While Team Cuomo extolls the success of this legislative session and politicians embark on summer-long vacations, we will soon begin to hear self-aggrandizing stories of their legislative accomplishments via press releases and taxpayer-funded newsletters. When their failures are exposed, they will point fingers at others to blame.

The blame for this colossal failure must be shared by Gov. Andrew Cuomo, state Senate and state Assembly leaders Dean Skelos and Sheldon Silver — the proverbial “three men in a room” — and our elected officials whose “tireless efforts” produced zero results.

In business, you accept responsibility for failure and work even harder to produce better results next time. In politics, you never accept responsibility for failures and simply point fingers at others or blame partisan politics.

Where was the political leadership among our Assembly members to corral the Queens delegation to march into Silver’s office and demand action on these bills on behalf of hundreds of thousands of their constituents?

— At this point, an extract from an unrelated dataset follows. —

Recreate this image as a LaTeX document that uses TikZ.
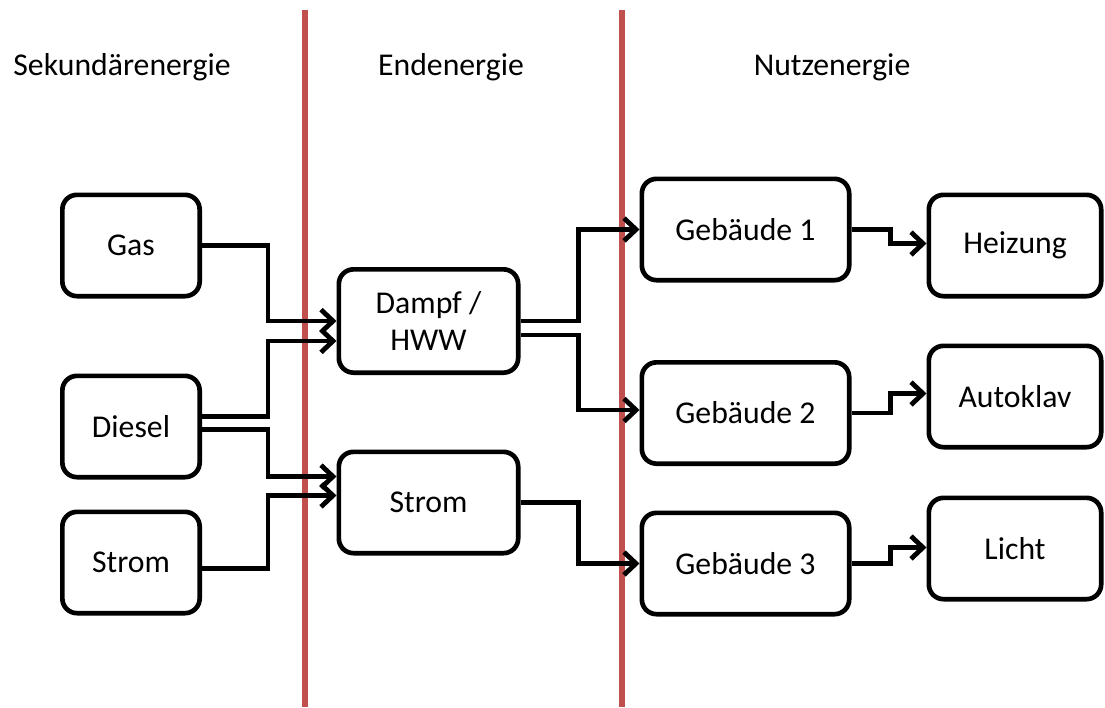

These are not politically sensitive issues like abortion or same-sex marriage. They are simply extenders of existing laws which already have a wide range of support for their renewal. I can assure you that if the legislation had passed, every elected official would have issued a press release and taken credit for it. If they can take credit for success, they must assume some responsibility for failure.

Until we begin to hold legislators accountable and not allow them to redirect blame to others, the dysfunction of Albany will continue. Co-op and condo owners will be paying a steep price over the next few years when their monthly maintenance assessments are forced to rise as a result of Albany’s dysfunction.